I think I have a pretty good life and I think people who know me probably think that, I’m just confirming that yes, they’re right. They probably wish they were living my life, I’ve had comments made to me like ‘you have a lot of holidays’ and ‘you’re always spending money’ but that’s not true, we don’t always do these things. The difference is that we prioritise, and although you don’t realise it we all do it. We all go to the supermarket and ponder over which is the better offer, Branston or Heinz?
I ponder over what in my life needs to be done, I spend agonising time wondering if I’ll have enough time in the day to do my work, then get to the gym, do some writing and then I hope that I get a good nights sleep so that I’m fresh for the next day *phew*. I just said to my husband ‘there’s so much to do’ and he said ‘break it down, pick the most important thing to you and start with that then the rest will come along after’. He’s so full of knowledge it’s unbelievable, if someone had told me all those years ago I was going to marry an intelligent guy who is not only tall (I’ve always had a thing for tall men even though I’m five foot nowt!) I would have fallen off my chair in hysterics.
Everyone has a to-do list in their head, come on I know you’re thinking of what’s on that list right now….what’s on it? Shopping this week, make sure to get a birthday card for Auntie Joyce or is it to make sure that washing basket doesn’t over flow again?? See I knew it! So here we go, I’m going to break down my longterm to-do list:
- The most important thing to me is to concentrate of getting my weight off, I’ve tried all the diets under the sun. Having PCOS and and an Underactive Thyroid is working against me and I will not let it win *godamnit*. I already do a couple of hours cardio a week along with sticking to under 1400 calories a day, there has to be a way of doing this. So I start on Thursday with an expert, when I say expert I’m not actually sure what his title is but I’ve heard he’s good and hopefully he won’t see me and think “Oh god another fat person that eats the wrong thing”. Like my husband said he may look at me and think, “I really want to help this girl achieve her goal.” So hopefully he’ll have an understanding of what I can and can’t have and help me with the back issue…

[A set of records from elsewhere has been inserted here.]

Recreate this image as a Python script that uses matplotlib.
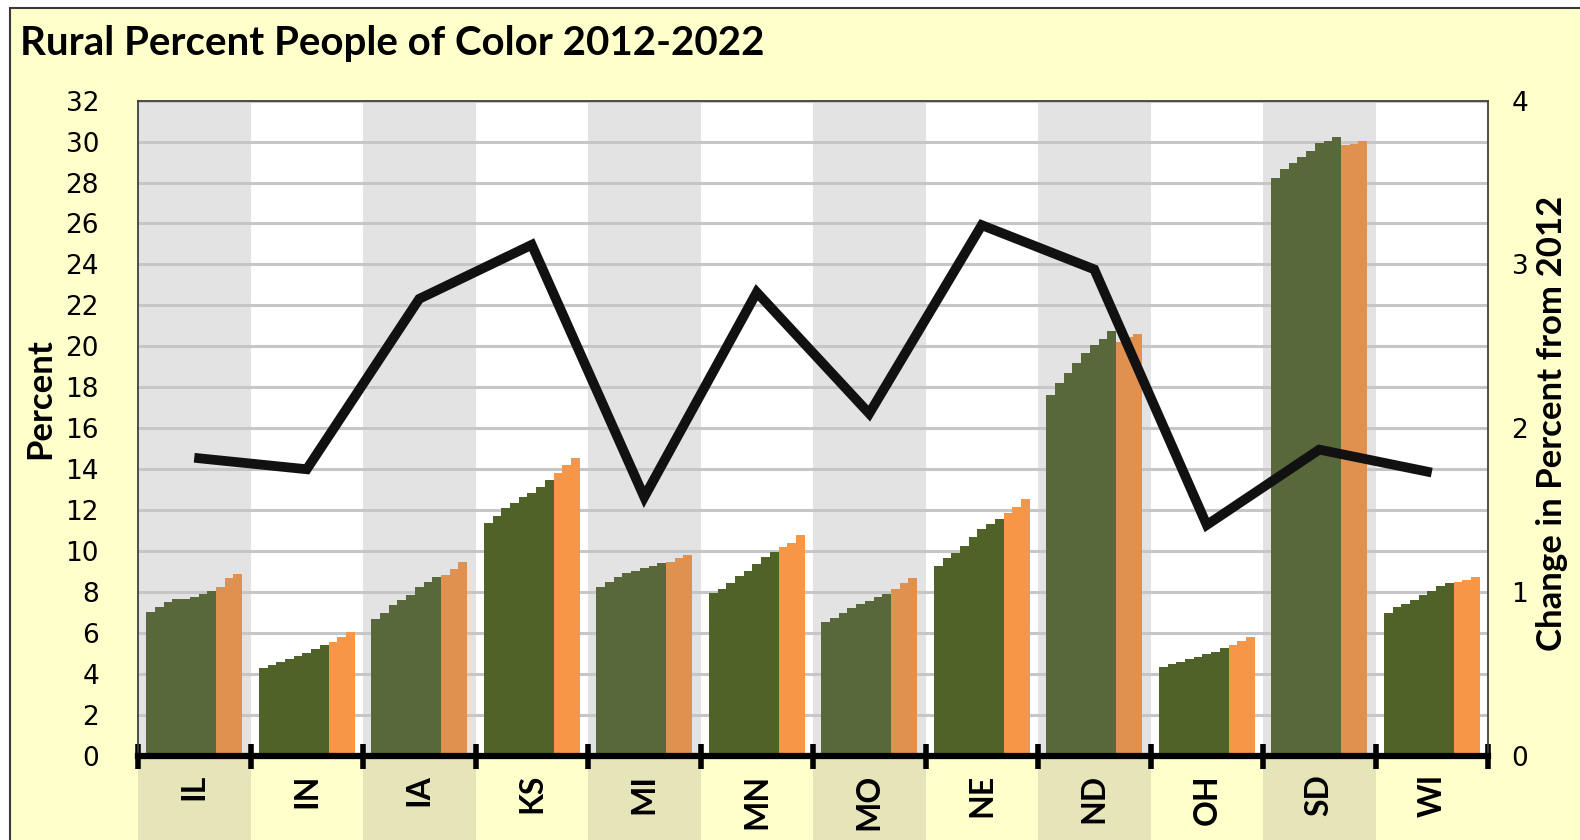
import matplotlib
matplotlib.use("Agg")
import matplotlib.pyplot as plt
import matplotlib.transforms as mtransforms
from matplotlib.patches import Rectangle
import numpy as np

# ---------------- data ----------------
states = ["IL", "IN", "IA", "KS", "MI", "MN", "MO", "NE", "ND", "OH", "SD", "WI"]
years = list(range(2012, 2023))
first_covid_year = 2020  # bars from this year on are orange

IL = [7.05, 7.29, 7.53, 7.65, 7.65, 7.78, 7.91, 8.07, 8.27, 8.68, 8.87]
IN = [4.31, 4.46, 4.61, 4.73, 4.86, 5.04, 5.21, 5.42, 5.58, 5.80, 6.03]
IA = [6.67, 7.00, 7.37, 7.62, 7.86, 8.24, 8.51, 8.75, 8.84, 9.12, 9.49]
KS = [11.39, 11.72, 12.09, 12.37, 12.63, 12.86, 13.12, 13.48, 13.83, 14.21, 14.54]
MI = [8.27, 8.51, 8.75, 8.92, 9.05, 9.17, 9.28, 9.41, 9.49, 9.65, 9.81]
MN = [7.97, 8.14, 8.46, 8.79, 9.05, 9.38, 9.73, 9.98, 10.19, 10.42, 10.79]
MO = [6.56, 6.75, 7.00, 7.21, 7.41, 7.57, 7.75, 7.91, 8.14, 8.43, 8.68]
NE = [9.28, 9.65, 9.93, 10.25, 10.71, 11.07, 11.33, 11.59, 11.85, 12.17, 12.53]
ND = [17.63, 18.23, 18.69, 19.17, 19.69, 20.07, 20.36, 20.77, 20.23, 20.44, 20.59]
OH = [4.36, 4.49, 4.60, 4.72, 4.85, 4.98, 5.09, 5.26, 5.42, 5.63, 5.80]
SD = [28.21, 28.65, 28.94, 29.23, 29.56, 29.92, 30.04, 30.24, 29.83, 29.88, 30.04]
WI = [7.00, 7.26, 7.42, 7.62, 7.86, 8.07, 8.30, 8.43, 8.51, 8.59, 8.75]

change_from_2012 = [1.82, 1.75, 2.79, 3.12, 1.58, 2.83, 2.09, 3.24, 2.97, 1.41, 1.87, 1.73]

pct_table = [IL, IN, IA, KS, MI, MN, MO, NE, ND, OH, SD, WI]

# ---------------- styling ----------------
W, H = 1580, 840
BG_YELLOW = "#ffffcc"
BAND_GREY = "#e3e3e3"
LABEL_TAN = "#e6e4b9"
GREEN = "#4f6228"
GREEN_SHADED = "#58683b"
ORANGE = "#f79646"
ORANGE_SHADED = "#e0914f"
TITLE_FONT = ["Lato", "DejaVu Sans"]
NUM_FONT = ["DejaVu Sans"]

fig = plt.figure(figsize=(W / 100, H / 100), dpi=100, facecolor="white")
fig.patches.append(Rectangle((10 / W, -0.01), 1.0, 1 - 8 / H + 0.01,
                             transform=fig.transFigure, facecolor=BG_YELLOW,
                             edgecolor="#3a3a3a", lw=1.5, zorder=-10))

ax_left, ax_right, ax_bottom, ax_top = 138, 1488, 756, 100.6
ax = fig.add_axes([ax_left / W, 1 - ax_bottom / H,
                   (ax_right - ax_left) / W, (ax_bottom - ax_top) / H])
ax.set_facecolor("white")
ax.set_xlim(-0.5, len(states) - 0.5)
ax.set_ylim(0, 32)

n_years = len(years)
bar_w = 0.0774
for i, vals in enumerate(pct_table):
    shaded = (i % 2 == 0)
    if shaded:
        ax.axvspan(i - 0.5, i + 0.5, color=BAND_GREY, lw=0, zorder=0.1)
    xs = [i + (j - (n_years - 1) / 2) * bar_w for j in range(n_years)]
    cols = []
    for y in years:
        if y >= first_covid_year:
            cols.append(ORANGE_SHADED if shaded else ORANGE)
        else:
            cols.append(GREEN_SHADED if shaded else GREEN)
    ax.bar(xs, vals, width=bar_w, color=cols, linewidth=0, zorder=2)

# label bands below the axis
trans = mtransforms.blended_transform_factory(ax.transData, ax.transAxes)
for i in range(len(states)):
    ax.add_patch(Rectangle((i - 0.5, -0.2), 1, 0.2, transform=trans,
                           facecolor=LABEL_TAN if i % 2 == 0 else BG_YELLOW,
                           lw=0, clip_on=False, zorder=0.05))

ax.set_yticks(range(0, 33, 2))
ax.grid(axis="y", color="#c6c6c6", lw=2.2)
ax.set_axisbelow(True)

for s in ["left", "top", "right"]:
    ax.spines[s].set_color("#404040")
    ax.spines[s].set_linewidth(1.3)
ax.spines["bottom"].set_color("black")
ax.spines["bottom"].set_linewidth(4.5)

ax.set_xticks(np.arange(-0.5, len(states), 1))
ax.tick_params(axis="x", which="major", direction="inout", length=18, width=4,
               color="black", labelbottom=False)
ax.set_xticks(range(len(states)), minor=True)
ax.set_xticklabels(states, minor=True, rotation=90, fontweight="bold",
                   fontsize=23, family=TITLE_FONT)
ax.tick_params(axis="x", which="minor", length=0, pad=13)
ax.tick_params(axis="y", length=0, pad=28, labelsize=19)
for lab in ax.get_yticklabels():
    lab.set_family(NUM_FONT)

ax2 = ax.twinx()
ax2.set_ylim(0, 4)
ax2.set_yticks(range(0, 5))
ax2.tick_params(axis="y", length=0, pad=17, labelsize=19)
for lab in ax2.get_yticklabels():
    lab.set_family(NUM_FONT)
for s in ax2.spines.values():
    s.set_visible(False)
ax2.plot(range(len(states)), change_from_2012, color="#111111", lw=7,
         solid_joinstyle="miter", solid_capstyle="butt", zorder=5)

fig.text(20 / W, 1 - 44 / H, "Rural Percent People of Color 2012-2022",
         ha="left", va="center", fontsize=29, fontweight="bold", family=TITLE_FONT)
fig.text(40 / W, 1 - 399 / H, "Percent", rotation=90, ha="center", va="center",
         fontsize=25, fontweight="bold", family=TITLE_FONT)
fig.text(1552 / W, 1 - 423 / H, "Change in Percent from 2012", rotation=90,
         ha="center", va="center", fontsize=25, fontweight="bold", family=TITLE_FONT)

fig.savefig("out.png", dpi=100, facecolor=fig.get_facecolor())
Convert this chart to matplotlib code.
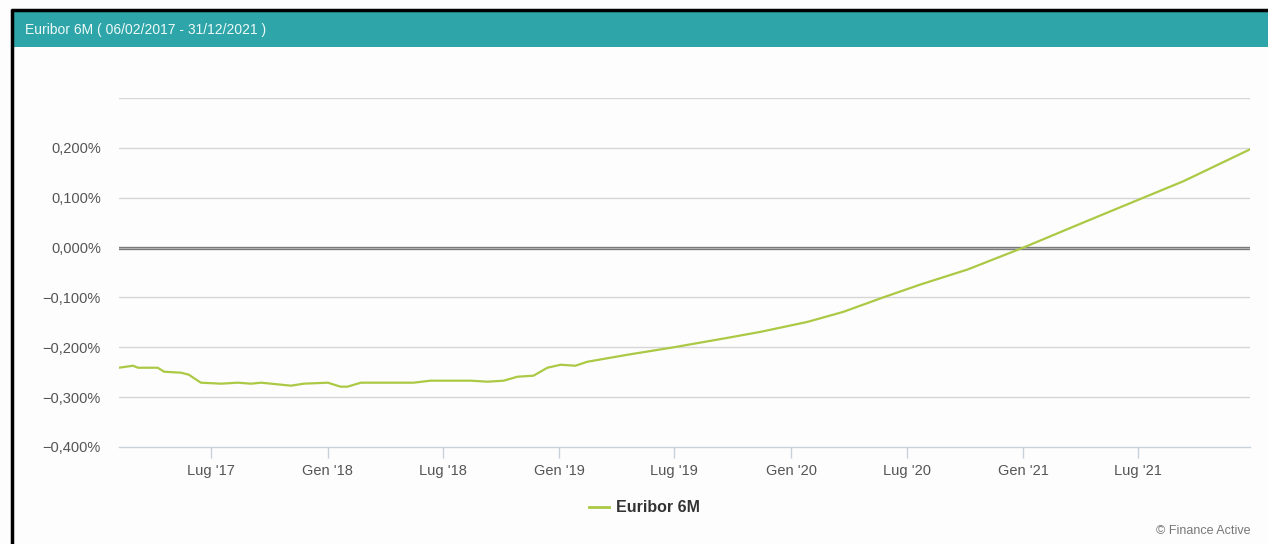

- Which brings me to the second goal, sort my back problems out. Just under two years ago, remember that snow we had in Hampshire? Well I slipped on black ice at work in the car park and since then I’ve suffered with my back, having spent money on Chiropractor, Physiotherapist and massages it’s not got any better. I have this ongoing issue of getting out of struggling to get out of bed in the morning and I mean physically I struggle. It totally sucks that I can’t just sit up like I used to and sit and read or watch television in bed like I used to on a regular basis. I now have to go to bed when I’m intending on sleeping (and NO i’m not going to mention the other thing you do in bed, this is not that sort of blog!) However after recently re-discovering Pilates it seems that I’m able to manage the pain more. The Pilates studio I visit on a regular basis is in Southampton, Marie-Claire and I highly recommend this exercise even if you don’t live in the area.
- Writing, blogging, writing and errrr more writing! I haven’t done much writing but now I’ve joined this blogging101 and of course now I have invested in a MacMini which will keep me going on line and buzzing……so I’ll be writing in purple ink 😉 AND hopefully getting round to finishing my second book! By the way, if you’d like to read my first book it’s on Amazon at a steal of 90 pence!
- Sewing projects have been a bit on the back burner, but I have enrolled on a sewing course in January so that will be the next stage of my goals! I will be learning how to do soft furnishings such as curtains, cushions, bedding and blinds so that will be something to look forward to (and no I’m not taking bookings now before you ask tee hee!)
Next year I turn forty (that big old number eh?) and to be completely honest I don’t feel it, like I said to my husband this morning (whilst snuggled up in bed) I still feel like I’m in my twenties. But I’ve booked to have a bash, so I’m hoping that by then all these goals and bullet points on the to-do list will not necessarily be completed but I hope that I’ve accomplished one and possibly looking to finalising most of them.
I don’t think I’m setting my sights too high, what do you think? Do you reckon all this could be achievable or am I setting goals that are too high for someone with lack of energy and a full time job?
If you have goals, why not do the same as me and write them down?! I’m going to look back on this blog this time next year (yes, yes, yes when I’m 40!) and I really do hope that I’ve kept this promise to myself.